Landguard Fort

Philip Thicknesse, Landguard's Loosest Cannon

How Philip Thicknesse finally got his comeuppance after a madcap life of self-inflicted scandal in 18th-century England.

Landguard Fort, Suffolk, detail from a painting of about 1780
Landguard Fort, Suffolk, detail from a painting of about 1780 © National Trust Images

LARGER THAN LIFE

‘To anyone who has made a close study of Philip Thicknesse,’ wrote his 20th-century biographer, ‘there come occasions when he can but marvel that nobody ever shot him or bludgeoned him to death.’

A cursory glance at the story of Thicknesse’s life makes it pretty difficult to disagree with such an assessment. He emigrated to America when he was just 16 and lived ‘a true Robinson Crusoe line of life’ in a wooden cabin, alone on an island. He married three times in 20 years after returning to England, prompting his first mother-in-law to commit suicide by hurling herself out of a window onto some iron railings on the very spot where Thicknesse had – quite literally – abducted her daughter.

He published bizarre books including a guide to healthy living in which he recommended the frequent inhalation of ‘the breath of young women’, and a three-volume denunciation of his own son, entitled Memoirs and anecdotes of Philip Thicknesse, late governor of Landguard Fort, and unfortunately father to George Touchet, Baron Audley.

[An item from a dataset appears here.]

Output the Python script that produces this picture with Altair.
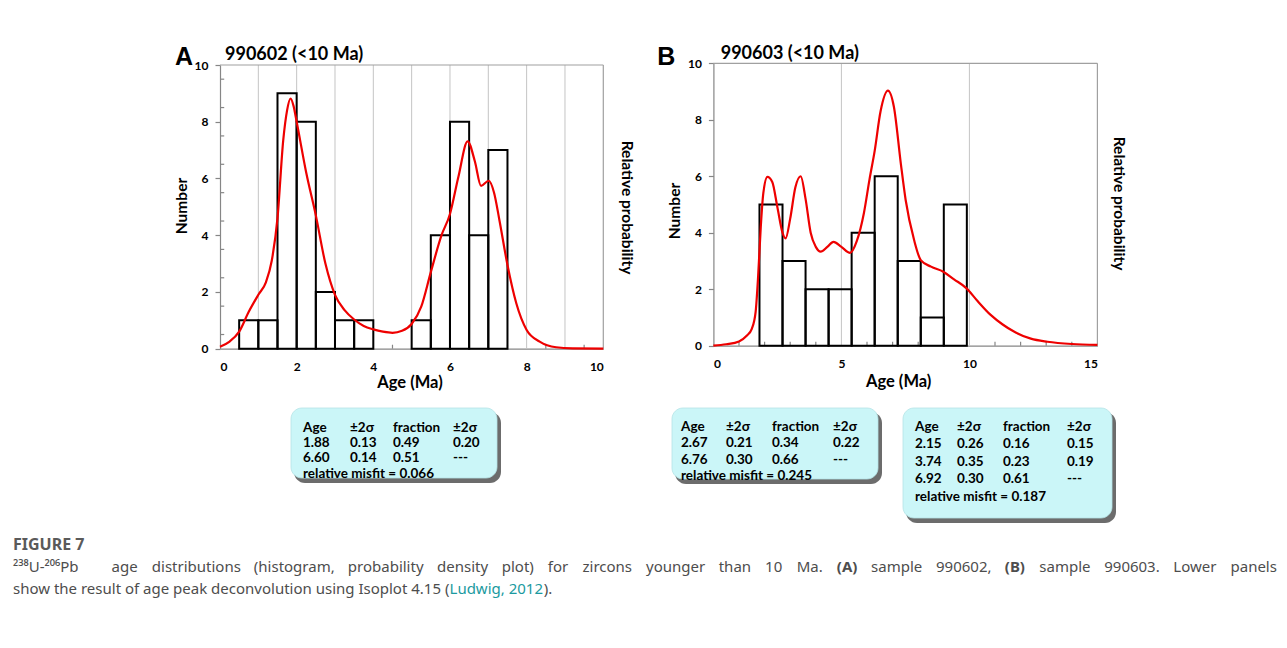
import altair as alt
import pandas as pd

# ---------------- data ----------------
# Panel A : sample 990602, histogram (bin width 0.5 Ma)
a_bin_left = [0.5, 1.0, 1.5, 2.0, 2.5, 3.0, 3.5, 5.0, 5.5, 6.0, 6.5, 7.0]
a_counts = [1, 1, 9, 8, 2, 1, 1, 1, 4, 8, 4, 7]
a_bin_width = 0.5

# Panel A : probability density curve
a_pdf_age = [0.0, 0.25, 0.5, 0.75, 1.0, 1.2, 1.35, 1.5, 1.65, 1.75, 1.84, 1.92, 2.0,
             2.25, 2.5, 2.75, 3.0, 3.25, 3.5, 3.75, 4.0, 4.25, 4.5, 4.75, 5.0, 5.25,
             5.5, 5.78, 6.0, 6.22, 6.46, 6.65, 6.81, 7.01, 7.15, 7.29, 7.5, 7.73,
             8.0, 8.34, 8.77, 9.2, 10.0]
a_pdf_val = [0.07, 0.25, 0.6, 1.3, 1.9, 2.35, 3.1, 4.6, 7.35, 8.4, 8.82, 8.55, 8.0,
             6.2, 4.7, 3.0, 1.9, 1.36, 1.03, 0.8, 0.68, 0.6, 0.56, 0.63, 0.87, 1.48,
             2.7, 4.0, 4.75, 6.06, 7.31, 6.6, 5.74, 5.92, 5.5, 4.53, 2.95, 1.6,
             0.66, 0.25, 0.05, 0.01, 0.0]

# Panel B : sample 990603, histogram
b_bin_edges = [1.8, 2.7, 3.6, 4.5, 5.4, 6.3, 7.2, 8.1, 9.0, 9.9]
b_counts = [5, 3, 2, 2, 4, 6, 3, 1, 5]

# Panel B : probability density curve
b_pdf_age = [0.0, 0.5, 1.0, 1.3, 1.5, 1.65, 1.75, 1.85, 1.95, 2.11, 2.3, 2.5, 2.7,
             2.82, 3.0, 3.2, 3.41, 3.6, 3.8, 4.0, 4.19, 4.45, 4.69, 5.0, 5.34, 5.6,
             5.88, 6.1, 6.3, 6.53, 6.82, 7.05, 7.32, 7.51, 7.84, 8.1, 8.5, 8.98,
             9.4, 9.89, 10.3, 10.83, 11.3, 11.74, 12.4, 13.05, 14.0, 15.0]
b_pdf_val = [0.0, 0.05, 0.15, 0.35, 0.6, 1.2, 2.5, 4.2, 5.4, 5.98, 5.8, 4.9, 4.0,
             3.8, 4.5, 5.6, 6.0, 5.2, 4.0, 3.5, 3.33, 3.5, 3.68, 3.5, 3.29, 3.7,
             4.7, 5.9, 6.9, 8.3, 9.03, 8.46, 6.46, 5.16, 3.74, 3.03, 2.8, 2.62,
             2.35, 2.03, 1.6, 1.09, 0.75, 0.5, 0.25, 0.14, 0.06, 0.03]

# Deconvolution tables
tbl_header = ["Age", "\u00b12\u03c3", "fraction", "\u00b12\u03c3"]
a_tbl_age = ["1.88", "6.60"]
a_tbl_err = ["0.13", "0.14"]
a_tbl_frac = ["0.49", "0.51"]
a_tbl_ferr = ["0.20", "---"]
a_misfit = "0.066"

b1_tbl_age = ["2.67", "6.76"]
b1_tbl_err = ["0.21", "0.30"]
b1_tbl_frac = ["0.34", "0.66"]
b1_tbl_ferr = ["0.22", "---"]
b1_misfit = "0.245"

b2_tbl_age = ["2.15", "3.74", "6.92"]
b2_tbl_err = ["0.26", "0.35", "0.30"]
b2_tbl_frac = ["0.16", "0.23", "0.61"]
b2_tbl_ferr = ["0.15", "0.19", "---"]
b2_misfit = "0.187"

# Caption
cap_title = "FIGURE 7"
cap_line1 = ("\u00b2\u00b3\u2078U-\u00b2\u2070\u2076Pb age distributions (histogram, probability "
             "density plot) for zircons younger than 10 Ma. (A) sample 990602, (B) sample "
             "990603. Lower panels")
cap_bold_words = ["(A)", "(B)"]
cap_line2_a = "show the result of age peak deconvolution using Isoplot 4.15 ("
cap_link = "Ludwig, 2012"
cap_line2_b = ")."

# ---------------- layout ----------------
FONT = "Lato"
LBL = "Liberation Sans"
CAP = "Noto Sans"
AXC = "#868686"

A_ORG = (220.0, 65.0)        # page position of panel A plot origin
B_ORG = (712.7, 65.0)        # page position of panel B group origin
A_W, A_H = 383.3, 283.7
B_W, B_H = 384.0, 282.4
B_SHIFT = 1.7                # panel B plot sits 1.7 px higher than panel A


def text(t, px, py, org, size, weight="bold", font=FONT, color="black", angle=0,
         align="left", baseline="middle"):
    return alt.Chart(pd.DataFrame({"t": [t]})).mark_text(
        font=font, fontSize=size, fontWeight=weight, color=color, angle=angle,
        align=align, baseline=baseline).encode(
        x=alt.value(px - org[0]), y=alt.value(py - org[1]), text="t:N")


def panel(bars, pdf, grid_vals, xmax, w, h, yr, x_labels, x_minor, y_minor, x_off):
    xs = alt.Scale(domain=[0, xmax], range=[0, w], nice=False, zero=False)
    ys = alt.Scale(domain=[0, 10], range=yr, nice=False, zero=False)
    x_axis = alt.Axis(orient="bottom", offset=x_off, values=x_labels, format="d",
                      grid=False, title=None, domainColor=AXC, domainWidth=1.2,
                      ticks=True, tickSize=0, tickColor="#ffffff00", labelOverlap=False,
                      labelFont=FONT, labelFontWeight="bold", labelFontSize=12,
                      labelColor="black", labelPadding=13)
    y_axis = alt.Axis(orient="left", values=list(range(0, 11)), format="d",
                      grid=False, title=None, domainColor=AXC, domainWidth=1.2,
                      ticks=True, tickSize=5, tickColor=AXC, tickWidth=1.2,
                      labelOverlap=False,
                      labelFont=FONT, labelFontWeight="bold", labelFontSize=12,
                      labelColor="black", labelPadding=7)

    # all layers share the scales; only the histogram layer defines the axes
    grid_df = pd.DataFrame({"g": grid_vals, "lo": 0, "hi": 10})
    grid = alt.Chart(grid_df).mark_rule(color="#c4c4c4", strokeWidth=1).encode(
        x=alt.X("g:Q", scale=xs), y=alt.Y("lo:Q", scale=ys), y2="hi:Q")

    xm_df = pd.DataFrame({"m": x_minor, "lo": 0, "hi": 0.14})
    xminor = alt.Chart(xm_df).mark_rule(color=AXC, strokeWidth=1.2).encode(
        x=alt.X("m:Q", scale=xs), y=alt.Y("lo:Q", scale=ys), y2="hi:Q")

    layers = [grid, xminor]
    if y_minor:
        ym_df = pd.DataFrame({"m": y_minor, "lo": 0, "hi": xmax * 0.011})
        yminor = alt.Chart(ym_df).mark_rule(color=AXC, strokeWidth=1.2).encode(
            y=alt.Y("m:Q", scale=ys), x=alt.X("lo:Q", scale=xs), x2="hi:Q")
        layers.append(yminor)

    frame_df = pd.DataFrame({"fx": [0, xmax], "fx2": [xmax, xmax],
                             "fy": [10, 0], "fy2": [10, 10]})
    frame = alt.Chart(frame_df).mark_rule(color="#a0a0a0", strokeWidth=1.2).encode(
        x=alt.X("fx:Q", scale=xs), x2="fx2:Q", y=alt.Y("fy:Q", scale=ys), y2="fy2:Q")

    hist = alt.Chart(bars).mark_rect(fill="white", fillOpacity=0, stroke="black",
                                     strokeWidth=2).encode(
        x=alt.X("lo:Q", scale=xs, axis=x_axis), x2="hi:Q",
        y=alt.Y("n:Q", scale=ys, axis=y_axis), y2="z:Q")

    curve = alt.Chart(pdf).mark_line(color="#ee0000", strokeWidth=2.2,
                                     interpolate="monotone").encode(
        x=alt.X("age:Q", scale=xs), y=alt.Y("p:Q", scale=ys), order="age:Q")

    return layers + [frame, hist, curve]


a_bars = pd.DataFrame({"lo": a_bin_left,
                       "hi": [v + a_bin_width for v in a_bin_left],
                       "n": a_counts, "z": 0})
a_pdf = pd.DataFrame({"age": a_pdf_age, "p": a_pdf_val})
b_bars = pd.DataFrame({"lo": b_bin_edges[:-1], "hi": b_bin_edges[1:], "n": b_counts, "z": 0})
b_pdf = pd.DataFrame({"age": b_pdf_age, "p": b_pdf_val})

a_layers = panel(a_bars, a_pdf, list(range(1, 10)), 10, A_W, A_H, [A_H, 0],
                 list(range(0, 11)), [i + 0.5 for i in range(10)],
                 [i + 0.5 for i in range(10)], 0)
b_layers = panel(b_bars, b_pdf, [5, 10], 15, B_W, B_H, [B_H - B_SHIFT, -B_SHIFT],
                 [0, 5, 10, 15], [i for i in range(1, 15) if i % 5], [], -B_SHIFT)

# invisible anchor covering the whole page area, fixes the absolute placement
anchor = alt.Chart(pd.DataFrame({"k": [0]})).mark_rect(opacity=0).encode(
    x=alt.value(8 - A_ORG[0]), x2=alt.value(1279 - A_ORG[0]),
    y=alt.value(8 - A_ORG[1]), y2=alt.value(640 - A_ORG[1]))

a_text = [
    text("A", 175, 65, A_ORG, 25, font=LBL, baseline="alphabetic"),
    text("990602 (<10 Ma)", 225, 60, A_ORG, 18, baseline="alphabetic"),
    text("Number", 182, 206, A_ORG, 15.5, angle=270, align="center"),
    text("Relative probability", 626.5, 207.5, A_ORG, 15.5, angle=90, align="center"),
    text("Age (Ma)", 410, 383, A_ORG, 16.5, align="center"),
]
b_text = [
    text("B", 656.5, 65, B_ORG, 25, font=LBL, baseline="alphabetic"),
    text("990603 (<10 Ma)", 720, 59.3, B_ORG, 18, baseline="alphabetic"),
    text("Number", 674, 211, B_ORG, 15.5, angle=270, align="center"),
    text("Relative probability", 1118.5, 203.5, B_ORG, 15.5, angle=90, align="center"),
    text("Age (Ma)", 898, 382, B_ORG, 16.5, align="center"),
]


# ---------------- deconvolution boxes ----------------
def box(x0, y0, x1, y1):
    o = A_ORG
    shadow = alt.Chart(pd.DataFrame({"k": [0]})).mark_rect(
        color="#474747", opacity=0.8, cornerRadius=11).encode(
        x=alt.value(x0 + 3 - o[0]), x2=alt.value(x1 + 4 - o[0]),
        y=alt.value(y0 + 4 - o[1]), y2=alt.value(y1 + 5 - o[1]))
    face = alt.Chart(pd.DataFrame({"k": [0]})).mark_rect(
        color="#cbf6f8", cornerRadius=11, stroke="#b5e3e6", strokeWidth=0.8).encode(
        x=alt.value(x0 - o[0]), x2=alt.value(x1 - o[0]),
        y=alt.value(y0 - o[1]), y2=alt.value(y1 - o[1]))
    return [shadow, face]


def table(x0, y0, cols, dy, ages, errs, fracs, ferrs, misfit, size):
    rows = [tbl_header] + [list(r) for r in zip(ages, errs, fracs, ferrs)]
    recs = []
    for i, row in enumerate(rows):
        for j, cell in enumerate(row):
            recs.append({"t": cell, "px": x0 + cols[j] - A_ORG[0],
                         "py": y0 + i * dy - A_ORG[1]})
    recs.append({"t": "relative misfit = " + misfit, "px": x0 + cols[0] - A_ORG[0],
                 "py": y0 + len(rows) * dy - A_ORG[1]})
    df = pd.DataFrame(recs)
    return alt.Chart(df).mark_text(font=FONT, fontSize=size, fontWeight="bold",
                                   color="black", align="left", baseline="middle").encode(
        x=alt.X("px:Q", scale=None, axis=None),
        y=alt.Y("py:Q", scale=None, axis=None), text="t:N")


boxes = (box(291, 408, 497, 478) + box(672, 408, 878, 479) + box(903, 408, 1112, 518))
tables = [
    table(303, 428, [0, 47, 90, 150], 15.2, a_tbl_age, a_tbl_err, a_tbl_frac,
          a_tbl_ferr, a_misfit, 13.5),
    table(681, 427, [0, 45, 91, 152], 16.3, b1_tbl_age, b1_tbl_err, b1_tbl_frac,
          b1_tbl_ferr, b1_misfit, 13.5),
    table(915, 427, [0, 42, 88, 152], 17.4, b2_tbl_age, b2_tbl_err, b2_tbl_frac,
          b2_tbl_ferr, b2_misfit, 13.5),
]

# ---------------- caption (justified first line, like the journal page) ----------------
CC = "#4d4d4d"
CAP_SIZE = 15
EM = {" ": .26, "a": .561, "b": .615, "c": .48, "d": .615, "e": .564, "f": .344, "g": .615,
      "h": .618, "i": .258, "j": .258, "k": .533, "l": .258, "m": .94, "n": .618, "o": .605,
      "p": .615, "q": .615, "r": .413, "s": .479, "t": .361, "u": .618, "v": .508,
      "w": .786, "x": .529, "y": .508, "z": .473, "(": .296, ")": .296, ",": .25,
      ".": .268, "-": .322, "A": .639, "B": .655, "L": .524, "M": .907, "P": .603,
      "U": .733, "I": .292}


def em_width(s, bold=False):
    w = sum(EM.get(c, .572 if c.isdigit() else .17) for c in s)
    return w * (1.08 if bold else 1.0)


# calibration: the whole first line measured 1147 px at 16.5 px in the browser
CAL = 1147.0 / (em_width(cap_line1) * 16.5)


def px_width(s, bold=False):
    return em_width(s, bold) * CAP_SIZE * CAL


words = cap_line1.split(" ")
X0, X1 = 13.0, 1276.0        # keep the last word inside the page
nat = sum(px_width(wd, wd in cap_bold_words) for wd in words)
gap = (X1 - X0 - nat) / (len(words) - 1)
recs_n, recs_b = [], []
cx = X0
for wd in words:
    rec = {"t": wd, "px": cx - A_ORG[0], "py": 567 - A_ORG[1]}
    (recs_b if wd in cap_bold_words else recs_n).append(rec)
    cx += px_width(wd, wd in cap_bold_words) + gap

x_link = X0 + px_width(cap_line2_a) + 9
x_end = x_link + px_width(cap_link) + 3
recs_n.append({"t": cap_line2_a, "px": X0 - A_ORG[0], "py": 589 - A_ORG[1]})
recs_n.append({"t": cap_line2_b, "px": x_end - A_ORG[0], "py": 589 - A_ORG[1]})


def cap_layer(recs, weight, color):
    return alt.Chart(pd.DataFrame(recs)).mark_text(
        font=CAP, fontSize=CAP_SIZE, fontWeight=weight, color=color, align="left",
        baseline="middle").encode(
        x=alt.X("px:Q", scale=None, axis=None),
        y=alt.Y("py:Q", scale=None, axis=None), text="t:N")


caption = [
    text(cap_title, 13, 545, A_ORG, 16, weight="bold", font=CAP, color="#5a5a5a"),
    cap_layer(recs_n, "normal", CC),
    cap_layer(recs_b, "bold", CC),
    cap_layer([{"t": cap_link, "px": x_link - A_ORG[0], "py": 589 - A_ORG[1]}],
              "normal", "#1b9aa0"),
]

panel_a = alt.layer(anchor, *a_layers, *a_text, *boxes, *tables, *caption).properties(
    width=A_W, height=A_H)
panel_b = alt.layer(*b_layers, *b_text).properties(width=B_W, height=B_H)

chart = alt.hconcat(panel_a, panel_b, spacing=B_ORG[0] - A_ORG[0] - A_W,
                    bounds="flush").properties(padding=0, background="white"
                                               ).configure_view(stroke=None)

chart.save("out.html", embed_options={"renderer": "svg", "actions": False})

‘The Cutter Cut Up’, a contemporary caricature of Philip Thicknesse
‘The Cutter Cut Up’, a contemporary caricature of Philip Thicknesse © Trustees of the British Museum

AN OFFICER BUT NO GENTLEMAN

In 1753, Thicknesse decided to use a sizeable portion of the dowry from his second marriage to purchase the lieutenant governorship of Landguard Fort in Suffolk.

Once installed in his new position, he began to engage in a favourite hobby: goading rival authority figures. A decade of skirmishes culminated in a sustained feud with one Colonel Francis Vernon of the Suffolk militia (later Lord Orwell) which took on unprecedented dimensions, even for Thicknesse.

He went as far as to buy a printing press with the sole aim of publishing materials designed to sabotage Orwell’s election hopes in Ipswich. (He later cited the threat of his libellous printing press during an even more audacious attempt to blackmail the Prime Minister, John Stuart, the Earl of Bute.)

THE AFFAIR OF THE WOODEN GUN

The straw that broke the camel’s back was Thicknesse’s decision to present Lord Orwell with a characteristically peculiar (but apparently deeply offensive) gift: a cannon-shaped chunk of flotsam.

Thicknesse was tried for libel in 1763 and imprisoned for three months. Somewhat surprisingly, he was allowed to resume command of Landguard Fort once he had served his sentence, and wasted no time in bringing ridiculous charges against the officer who had been in charge during his absence. He was sentenced to a public reprimand in 1765, and judged unfit for command in 1766.

He returned to a life of writing, later exhibiting the wooden gun, labelled with some depreciatory verses, in front of his house in Bath.